== What is being asked ==
Retype nothing but the lines from the start of the material up to and including the line with "const h = cfg.bottom - cfg.top;". Pictures don't belong in the copy.

== Dataset excerpt ==
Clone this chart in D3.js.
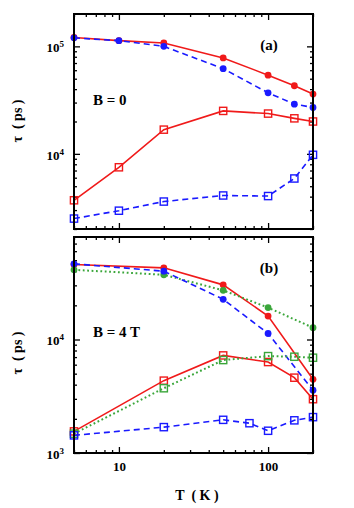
<!DOCTYPE html>
<html>
<head>
<meta charset="utf-8">
<script src="https://cdn.jsdelivr.net/npm/d3@7"></script>
<style>
  body { margin: 0; background: #fff; }
  svg text { font-family: "Liberation Serif", "DejaVu Serif", serif; font-weight: bold; }
</style>
</head>
<body>
<script>
// temperatures (K)
const tempAll = [5, 10, 20, 50, 100, 150, 200];
const tempB = [5, 20, 50, 100, 200];
const tempBSq = [5, 20, 50, 100, 150, 200];
const tempBBlueSq = [5, 20, 50, 75, 100, 150, 200];

// panel (a), B = 0
const aRedCircle = [121000, 113000, 107500, 78000, 54000, 43000, 36000];
const aBlueCircle = [120000, 113000, 100000, 62000, 37000, 29000, 27000];
const aRedSquare = [3700, 7500, 16800, 25100, 23700, 21400, 20000];
const aBlueSquare = [2500, 2960, 3600, 4100, 4050, 5900, 9800];

// panel (b), B = 4 T
const bRedCircle = [45800, 42800, 30300, 16100, 4460];
const bGreenCircle = [41100, 37200, 27100, 19100, 12700];
const bBlueCircle = [46400, 40000, 22600, 11300, 3570];
const bRedSquare = [1550, 4340, 7240, 6330, 4610, 2980];
const bGreenSquare = [1480, 3720, 6590, 7140, 7050, 6910];
const bBlueSquare = [1430, 1690, 1960, 1830, 1570, 1940, 2070];

const xMajor = [10, 100];
const xMinor = [5, 6, 7, 8, 9, 20, 30, 40, 50, 60, 70, 80, 90, 200];

const width = 354, height = 508;
const left = 74, right = 313;

const red = '#f01a1a', blue = '#1a1aff', green = '#3aa63a';

const svg = d3.select('body').append('svg')
  .attr('width', width).attr('height', height);

const x = d3.scaleLog().domain([5, 200]).range([left, right]);

function drawPanel(cfg) {
  const y = d3.scaleLog().domain(cfg.domain).range([cfg.bottom, cfg.top]);
  const g = svg.append('g');
  const h = cfg.bottom - cfg.top;

  // left axis with labels
  g.append('g').attr('transform', 'translate(' + left + ',0)')
    .call(d3.axisLeft(y).tickValues(cfg.yMinor).tickSizeInner(-3).tickSizeOuter(0).tickFormat(''));
  const lab = g.append('g').attr('transform', 'translate(' + left + ',0)')
    .call(d3.axisLeft(y).tickValues(cfg.yMajor).tickSizeInner(-6).tickSizeOuter(0).tickPadding(10).tickFormat(''));
  lab.selectAll('.tick text').each(function (d) {
    const t = d3.select(this).attr('font-size', 13).attr('fill', '#000').attr('dy', '0.4em');
    t.append('tspan').text('10');
    t.append('tspan').attr('dy', '-0.55em').attr('font-size', 9).text(Math.round(Math.log10(d)));
  });
  // right axis
  g.append('g').attr('transform', 'translate(' + right + ',0)')
    .call(d3.axisRight(y).tickValues(cfg.yMinor).tickSizeInner(-3).tickSizeOuter(0).tickFormat(''));
  g.append('g').attr('transform', 'translate(' + right + ',0)')
    .call(d3.axisRight(y).tickValues(cfg.yMajor).tickSizeInner(-6).tickSizeOuter(0).tickFormat(''));
  // bottom axis
  g.append('g').attr('transform', 'translate(0,' + cfg.bottom + ')')
    .call(d3.axisBottom(x).tickValues(xMinor).tickSizeInner(-3).tickSizeOuter(0).tickFormat(''));
  const bx = g.append('g').attr('transform', 'translate(0,' + cfg.bottom + ')')
    .call(d3.axisBottom(x).tickValues(xMajor).tickSizeInner(-6).tickSizeOuter(0).tickPadding(9)
      .tickFormat(cfg.xLabels ? d3.format('d') : ''));
  bx.selectAll('.tick text').attr('font-size', 13).attr('fill', '#000');
  // top axis
  g.append('g').attr('transform', 'translate(0,' + cfg.top + ')')
    .call(d3.axisTop(x).tickValues(xMinor).tickSizeInner(-3).tickSizeOuter(0).tickFormat(''));
  g.append('g').attr('transform', 'translate(0,' + cfg.top + ')')
    .call(d3.axisTop(x).tickValues(xMajor).tickSizeInner(-6).tickSizeOuter(0).tickFormat(''));

  g.selectAll('.domain').remove();
  g.selectAll('.tick line').attr('stroke', '#000').attr('stroke-width', 1.3);

  const plot = g.append('g');
  const line = d3.line().x(d => x(d[0])).y(d => y(d[1]));

  cfg.series.forEach(s => {
    const pts = s.xs.map((t, i) => [t, s.ys[i]]);
    plot.append('path').datum(pts)
      .attr('d', line)
      .attr('fill', 'none')
      .attr('stroke', s.color)
      .attr('stroke-width', s.dash === 'dot' ? 2 : 1.6)
      .attr('stroke-dasharray', s.dash === 'dash' ? '6,4' : s.dash === 'dot' ? '1.8,2.6' : null);
    if (s.marker === 'circle') {
      plot.selectAll(null).data(pts).enter().append('circle')
        .attr('cx', d => x(d[0])).attr('cy', d => y(d[1])).attr('r', 3.4)
        .attr('fill', s.color);
    } else {
      plot.selectAll(null).data(pts).enter().append('rect')
        .attr('x', d => x(d[0]) - 3.6).attr('y', d => y(d[1]) - 3.6)
        .attr('width', 7.2).attr('height', 7.2)
        .attr('fill', 'none').attr('stroke', s.color).attr('stroke-width', 1.4);
    }
  });

  // frame
  g.append('rect').attr('x', left).attr('y', cfg.top)
    .attr('width', right - left).attr('height', h)
    .attr('fill', 'none').attr('stroke', '#000').attr('stroke-width', 2);

  g.append('text').attr('x', 269).attr('y', cfg.top + 36).attr('text-anchor', 'middle')
    .attr('font-size', 15).text(cfg.tag);
  g.append('text').attr('x', 93).attr('y', cfg.fieldY).attr('font-size', 15).text(cfg.field);

  g.append('text')
    .attr('transform', 'translate(22,' + cfg.labelY + ') rotate(-90)')
    .attr('text-anchor', 'middle').attr('font-size', 14)
    .attr('xml:space', 'preserve')
    .text('\u03c4  ( ps )');
}

drawPanel({
  top: 14, bottom: 229, domain: [2000, 200000],
  yMajor: [1e4, 1e5],
  yMinor: [2000, 3000, 4000, 5000, 6000, 7000, 8000, 9000, 20000, 30000, 40000, 50000, 60000, 70000, 80000, 90000],
  xLabels: false, tag: '(a)', field: 'B = 0', fieldY: 105, labelY: 121,
  series: [
    { xs: tempAll, ys: aRedCircle, color: red, dash: null, marker: 'circle' },
    { xs: tempAll, ys: aBlueCircle, color: blue, dash: 'dash', marker: 'circle' },
    { xs: tempAll, ys: aRedSquare, color: red, dash: null, marker: 'square' },
    { xs: tempAll, ys: aBlueSquare, color: blue, dash: 'dash', marker: 'square' }
  ]
});

drawPanel({
  top: 237, bottom: 453, domain: [1000, 80000],
  yMajor: [1e3, 1e4],
  yMinor: [2000, 3000, 4000, 5000, 6000, 7000, 8000, 9000, 20000, 30000, 40000, 50000, 60000, 70000],
  xLabels: true, tag: '(b)', field: 'B = 4 T', fieldY: 337, labelY: 353,
  series: [
    { xs: tempB, ys: bRedCircle, color: red, dash: null, marker: 'circle' },
    { xs: tempB, ys: bGreenCircle, color: green, dash: 'dot', marker: 'circle' },
    { xs: tempB, ys: bBlueCircle, color: blue, dash: 'dash', marker: 'circle' },
    { xs: tempBSq, ys: bRedSquare, color: red, dash: null, marker: 'square' },
    { xs: tempBSq, ys: bGreenSquare, color: green, dash: 'dot', marker: 'square' },
    { xs: tempBBlueSq, ys: bBlueSquare, color: blue, dash: 'dash', marker: 'square' }
  ]
});

svg.append('text').attr('x', 197).attr('y', 500).attr('text-anchor', 'middle')
  .attr('font-size', 14).attr('xml:space', 'preserve').text('T  ( K )');
</script>
</body>
</html>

== Worked answer ==
Clone this chart in D3.js.
<!DOCTYPE html>
<html>
<head>
<meta charset="utf-8">
<script src="https://cdn.jsdelivr.net/npm/d3@7"></script>
<style>
  body { margin: 0; background: #fff; }
  svg text { font-family: "Liberation Serif", "DejaVu Serif", serif; font-weight: bold; }
</style>
</head>
<body>
<script>
// temperatures (K)
const tempAll = [5, 10, 20, 50, 100, 150, 200];
const tempB = [5, 20, 50, 100, 200];
const tempBSq = [5, 20, 50, 100, 150, 200];
const tempBBlueSq = [5, 20, 50, 75, 100, 150, 200];

// panel (a), B = 0
const aRedCircle = [121000, 113000, 107500, 78000, 54000, 43000, 36000];
const aBlueCircle = [120000, 113000, 100000, 62000, 37000, 29000, 27000];
const aRedSquare = [3700, 7500, 16800, 25100, 23700, 21400, 20000];
const aBlueSquare = [2500, 2960, 3600, 4100, 4050, 5900, 9800];

// panel (b), B = 4 T
const bRedCircle = [45800, 42800, 30300, 16100, 4460];
const bGreenCircle = [41100, 37200, 27100, 19100, 12700];
const bBlueCircle = [46400, 40000, 22600, 11300, 3570];
const bRedSquare = [1550, 4340, 7240, 6330, 4610, 2980];
const bGreenSquare = [1480, 3720, 6590, 7140, 7050, 6910];
const bBlueSquare = [1430, 1690, 1960, 1830, 1570, 1940, 2070];

const xMajor = [10, 100];
const xMinor = [5, 6, 7, 8, 9, 20, 30, 40, 50, 60, 70, 80, 90, 200];

const width = 354, height = 508;
const left = 74, right = 313;

const red = '#f01a1a', blue = '#1a1aff', green = '#3aa63a';

const svg = d3.select('body').append('svg')
  .attr('width', width).attr('height', height);

const x = d3.scaleLog().domain([5, 200]).range([left, right]);

function drawPanel(cfg) {
  const y = d3.scaleLog().domain(cfg.domain).range([cfg.bottom, cfg.top]);
  const g = svg.append('g');
  const h = cfg.bottom - cfg.top;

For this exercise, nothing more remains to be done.